Images are not part of the copy; write out the rest of the data exactly as given.

● ● ● ● ● ● ●

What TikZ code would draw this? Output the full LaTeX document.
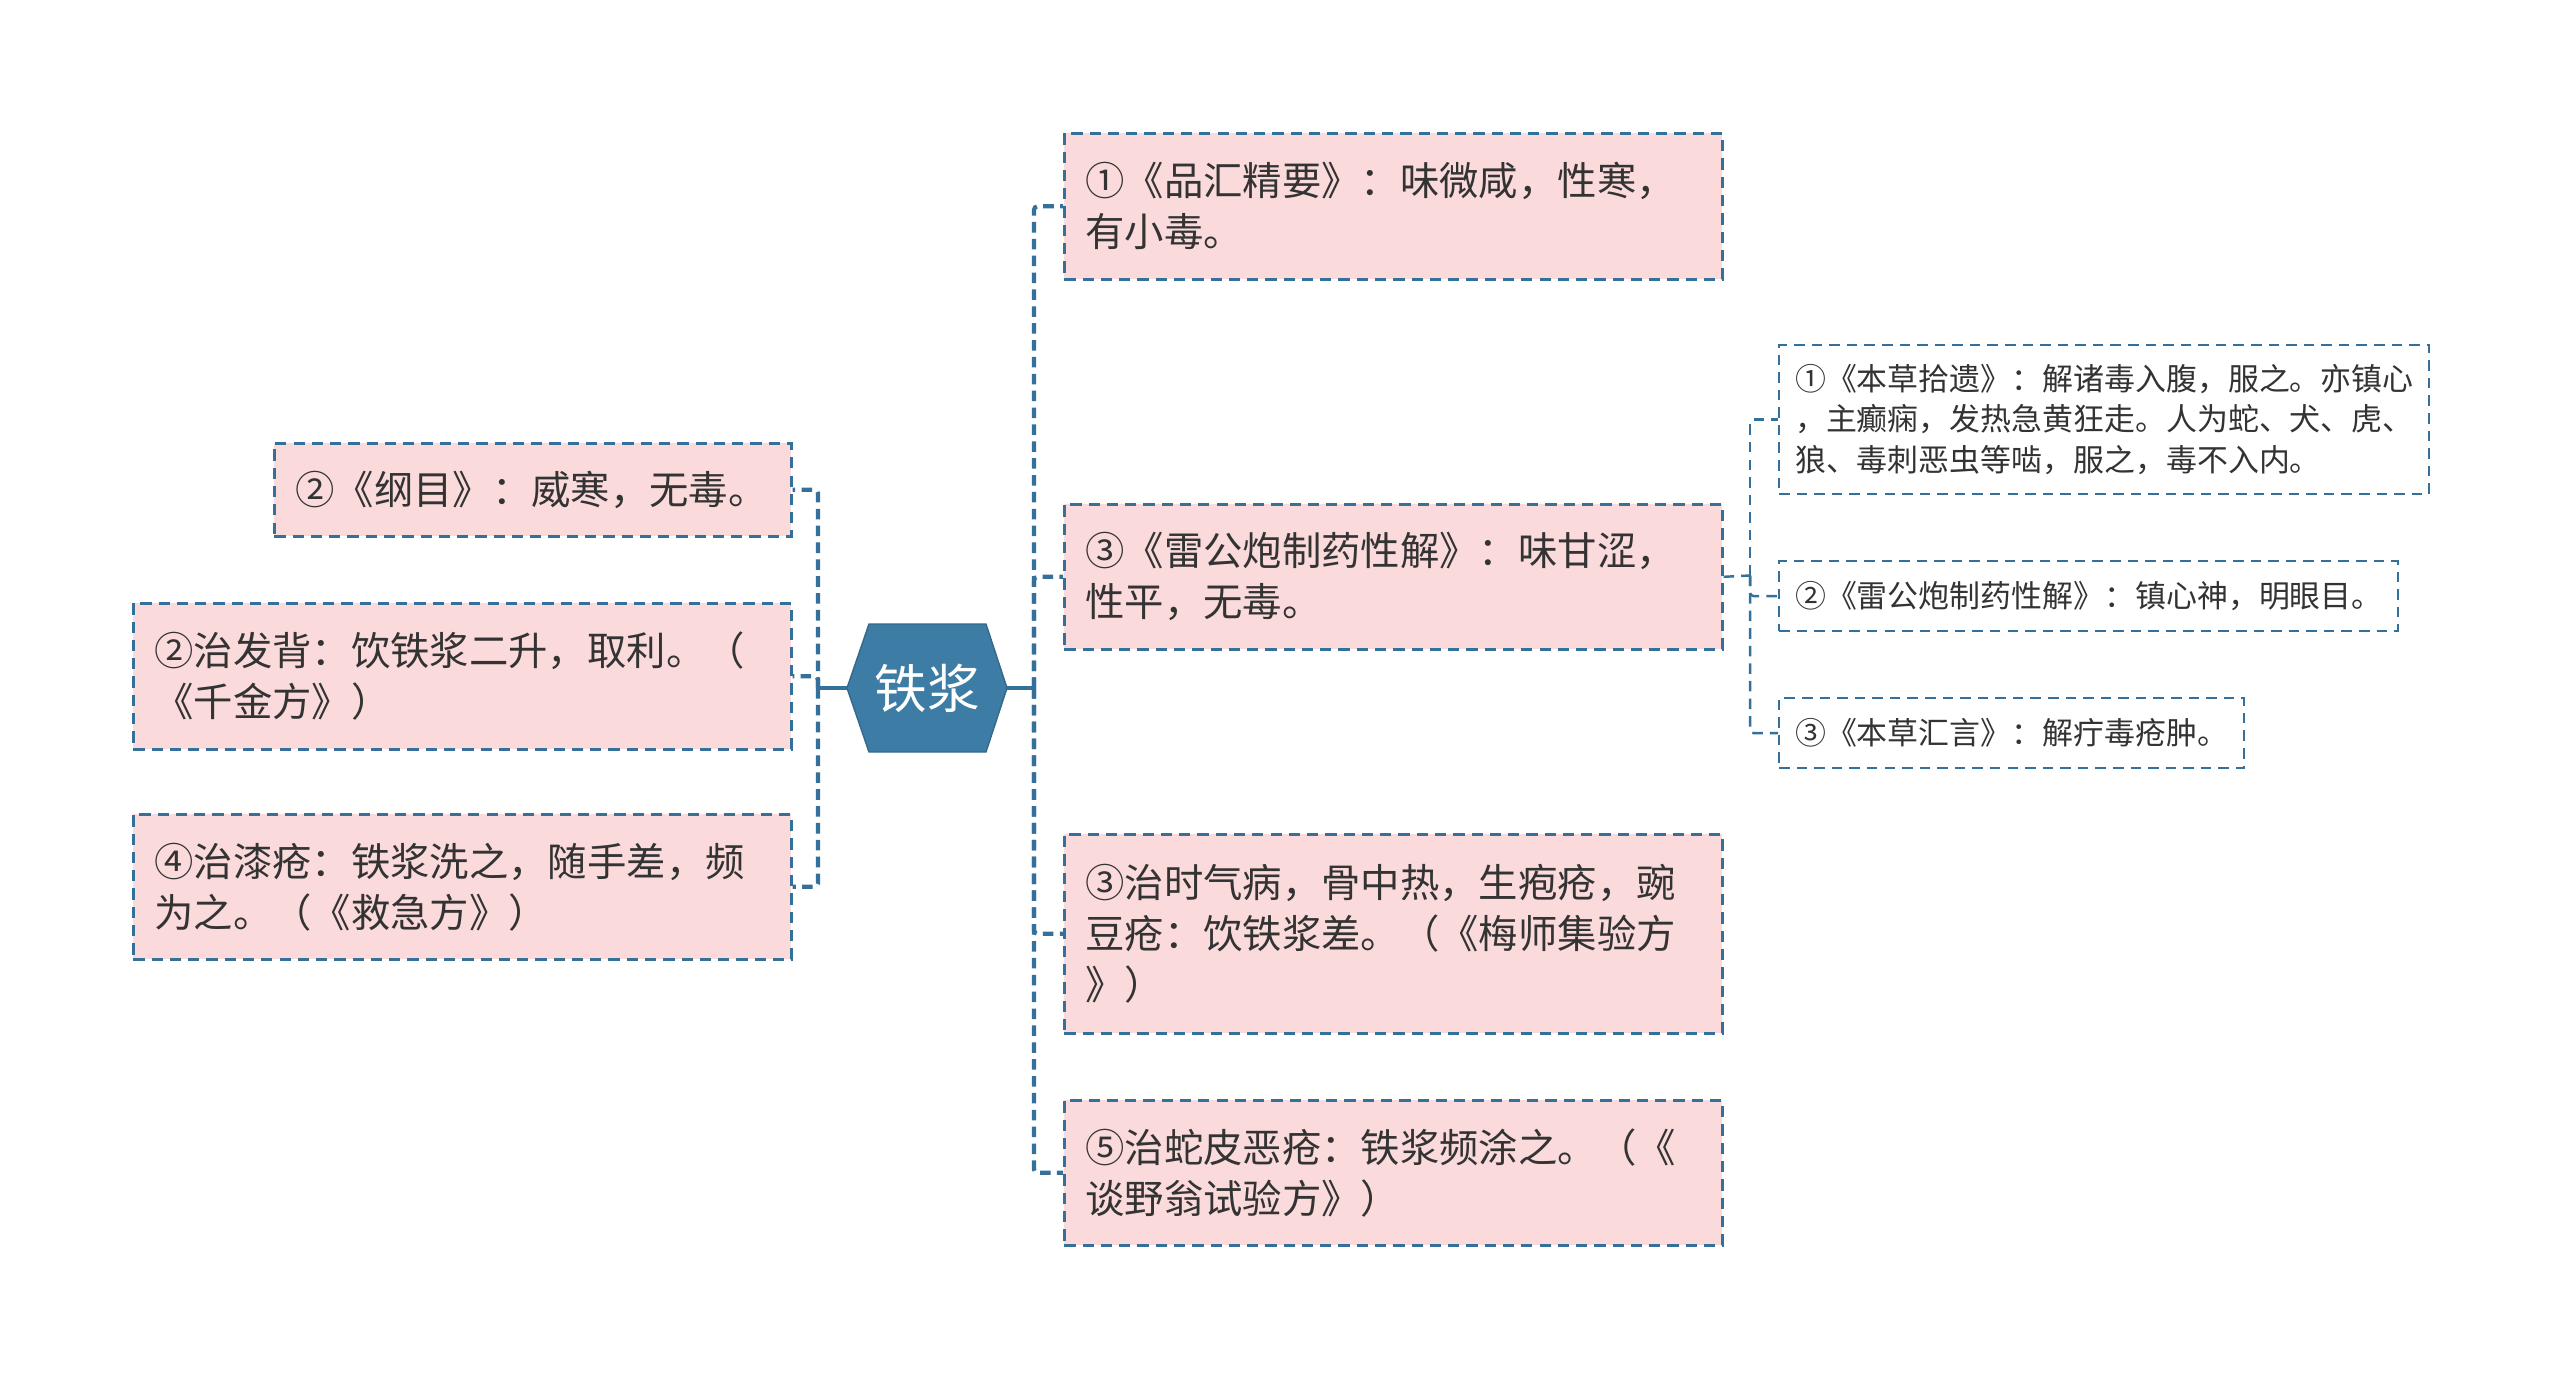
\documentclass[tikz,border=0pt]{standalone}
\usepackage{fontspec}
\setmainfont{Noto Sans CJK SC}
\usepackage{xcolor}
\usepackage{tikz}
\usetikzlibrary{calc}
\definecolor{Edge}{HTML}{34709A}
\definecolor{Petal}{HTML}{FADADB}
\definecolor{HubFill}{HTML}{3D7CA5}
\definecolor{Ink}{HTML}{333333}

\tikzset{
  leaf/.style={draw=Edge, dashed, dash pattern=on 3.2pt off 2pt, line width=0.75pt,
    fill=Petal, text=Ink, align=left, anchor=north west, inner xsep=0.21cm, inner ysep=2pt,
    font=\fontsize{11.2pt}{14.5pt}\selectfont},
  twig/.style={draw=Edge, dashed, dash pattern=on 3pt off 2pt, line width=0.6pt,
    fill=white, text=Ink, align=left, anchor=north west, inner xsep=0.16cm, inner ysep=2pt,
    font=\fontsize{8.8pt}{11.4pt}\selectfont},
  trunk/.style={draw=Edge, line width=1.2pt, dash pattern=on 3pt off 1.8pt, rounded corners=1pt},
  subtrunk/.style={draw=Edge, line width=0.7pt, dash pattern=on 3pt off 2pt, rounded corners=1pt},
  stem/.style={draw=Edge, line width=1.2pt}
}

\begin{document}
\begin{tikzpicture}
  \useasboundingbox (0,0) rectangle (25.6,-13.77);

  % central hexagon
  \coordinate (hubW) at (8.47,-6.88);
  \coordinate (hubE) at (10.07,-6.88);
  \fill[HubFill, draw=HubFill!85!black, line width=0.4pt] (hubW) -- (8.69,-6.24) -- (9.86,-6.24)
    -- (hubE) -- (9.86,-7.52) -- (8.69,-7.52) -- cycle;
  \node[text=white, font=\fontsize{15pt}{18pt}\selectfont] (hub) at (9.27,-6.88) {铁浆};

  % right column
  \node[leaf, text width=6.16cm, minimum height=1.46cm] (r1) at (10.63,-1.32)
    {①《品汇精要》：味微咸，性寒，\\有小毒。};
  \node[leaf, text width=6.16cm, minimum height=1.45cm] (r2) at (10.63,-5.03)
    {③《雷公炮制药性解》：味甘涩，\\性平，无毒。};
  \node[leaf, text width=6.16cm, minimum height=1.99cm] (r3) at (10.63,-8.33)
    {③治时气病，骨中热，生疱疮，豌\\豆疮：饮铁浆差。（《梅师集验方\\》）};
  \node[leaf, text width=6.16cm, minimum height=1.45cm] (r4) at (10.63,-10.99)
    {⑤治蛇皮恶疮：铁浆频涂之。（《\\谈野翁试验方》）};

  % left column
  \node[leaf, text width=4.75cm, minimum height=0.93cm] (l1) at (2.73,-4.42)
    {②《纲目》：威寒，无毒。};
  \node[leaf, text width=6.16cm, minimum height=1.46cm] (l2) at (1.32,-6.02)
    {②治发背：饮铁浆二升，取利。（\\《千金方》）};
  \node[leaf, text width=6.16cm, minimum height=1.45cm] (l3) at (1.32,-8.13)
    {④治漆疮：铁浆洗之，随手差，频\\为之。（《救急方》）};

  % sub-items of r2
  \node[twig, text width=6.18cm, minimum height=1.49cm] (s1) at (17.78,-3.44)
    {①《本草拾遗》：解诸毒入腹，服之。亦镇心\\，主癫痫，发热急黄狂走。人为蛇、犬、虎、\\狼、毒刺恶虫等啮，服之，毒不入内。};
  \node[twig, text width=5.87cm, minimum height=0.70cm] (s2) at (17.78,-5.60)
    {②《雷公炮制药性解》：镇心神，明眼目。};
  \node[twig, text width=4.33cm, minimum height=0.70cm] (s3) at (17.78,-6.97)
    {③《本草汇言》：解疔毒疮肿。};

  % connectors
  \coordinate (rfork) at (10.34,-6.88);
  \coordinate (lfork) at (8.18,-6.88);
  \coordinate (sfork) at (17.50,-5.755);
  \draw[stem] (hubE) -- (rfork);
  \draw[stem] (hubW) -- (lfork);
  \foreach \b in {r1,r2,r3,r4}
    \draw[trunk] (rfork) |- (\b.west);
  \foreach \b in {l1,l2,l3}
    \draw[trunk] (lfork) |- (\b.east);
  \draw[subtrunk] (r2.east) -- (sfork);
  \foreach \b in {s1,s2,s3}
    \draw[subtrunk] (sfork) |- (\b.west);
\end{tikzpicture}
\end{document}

● ● ● ● ● ● ●

Solution to this problem:
What TikZ code would draw this? Output the full LaTeX document.
\documentclass[tikz,border=0pt]{standalone}
\usepackage{fontspec}
\setmainfont{Noto Sans CJK SC}
\usepackage{xcolor}
\usepackage{tikz}
\usetikzlibrary{calc}
\definecolor{Edge}{HTML}{34709A}
\definecolor{Petal}{HTML}{FADADB}
\definecolor{HubFill}{HTML}{3D7CA5}
\definecolor{Ink}{HTML}{333333}

\tikzset{
  leaf/.style={draw=Edge, dashed, dash pattern=on 3.2pt off 2pt, line width=0.75pt,
    fill=Petal, text=Ink, align=left, anchor=north west, inner xsep=0.21cm, inner ysep=2pt,
    font=\fontsize{11.2pt}{14.5pt}\selectfont},
  twig/.style={draw=Edge, dashed, dash pattern=on 3pt off 2pt, line width=0.6pt,
    fill=white, text=Ink, align=left, anchor=north west, inner xsep=0.16cm, inner ysep=2pt,
    font=\fontsize{8.8pt}{11.4pt}\selectfont},
  trunk/.style={draw=Edge, line width=1.2pt, dash pattern=on 3pt off 1.8pt, rounded corners=1pt},
  subtrunk/.style={draw=Edge, line width=0.7pt, dash pattern=on 3pt off 2pt, rounded corners=1pt},
  stem/.style={draw=Edge, line width=1.2pt}
}

\begin{document}
\begin{tikzpicture}
  \useasboundingbox (0,0) rectangle (25.6,-13.77);

  % central hexagon
  \coordinate (hubW) at (8.47,-6.88);
  \coordinate (hubE) at (10.07,-6.88);
  \fill[HubFill, draw=HubFill!85!black, line width=0.4pt] (hubW) -- (8.69,-6.24) -- (9.86,-6.24)
    -- (hubE) -- (9.86,-7.52) -- (8.69,-7.52) -- cycle;
  \node[text=white, font=\fontsize{15pt}{18pt}\selectfont] (hub) at (9.27,-6.88) {铁浆};

  % right column
  \node[leaf, text width=6.16cm, minimum height=1.46cm] (r1) at (10.63,-1.32)
    {①《品汇精要》：味微咸，性寒，\\有小毒。};
  \node[leaf, text width=6.16cm, minimum height=1.45cm] (r2) at (10.63,-5.03)
    {③《雷公炮制药性解》：味甘涩，\\性平，无毒。};
  \node[leaf, text width=6.16cm, minimum height=1.99cm] (r3) at (10.63,-8.33)
    {③治时气病，骨中热，生疱疮，豌\\豆疮：饮铁浆差。（《梅师集验方\\》）};
  \node[leaf, text width=6.16cm, minimum height=1.45cm] (r4) at (10.63,-10.99)
    {⑤治蛇皮恶疮：铁浆频涂之。（《\\谈野翁试验方》）};

  % left column
  \node[leaf, text width=4.75cm, minimum height=0.93cm] (l1) at (2.73,-4.42)
    {②《纲目》：威寒，无毒。};
  \node[leaf, text width=6.16cm, minimum height=1.46cm] (l2) at (1.32,-6.02)
    {②治发背：饮铁浆二升，取利。（\\《千金方》）};
  \node[leaf, text width=6.16cm, minimum height=1.45cm] (l3) at (1.32,-8.13)
    {④治漆疮：铁浆洗之，随手差，频\\为之。（《救急方》）};

  % sub-items of r2
  \node[twig, text width=6.18cm, minimum height=1.49cm] (s1) at (17.78,-3.44)
    {①《本草拾遗》：解诸毒入腹，服之。亦镇心\\，主癫痫，发热急黄狂走。人为蛇、犬、虎、\\狼、毒刺恶虫等啮，服之，毒不入内。};
  \node[twig, text width=5.87cm, minimum height=0.70cm] (s2) at (17.78,-5.60)
    {②《雷公炮制药性解》：镇心神，明眼目。};
  \node[twig, text width=4.33cm, minimum height=0.70cm] (s3) at (17.78,-6.97)
    {③《本草汇言》：解疔毒疮肿。};

  % connectors
  \coordinate (rfork) at (10.34,-6.88);
  \coordinate (lfork) at (8.18,-6.88);
  \coordinate (sfork) at (17.50,-5.755);
  \draw[stem] (hubE) -- (rfork);
  \draw[stem] (hubW) -- (lfork);
  \foreach \b in {r1,r2,r3,r4}
    \draw[trunk] (rfork) |- (\b.west);
  \foreach \b in {l1,l2,l3}
    \draw[trunk] (lfork) |- (\b.east);
  \draw[subtrunk] (r2.east) -- (sfork);
  \foreach \b in {s1,s2,s3}
    \draw[subtrunk] (sfork) |- (\b.west);
\end{tikzpicture}
\end{document}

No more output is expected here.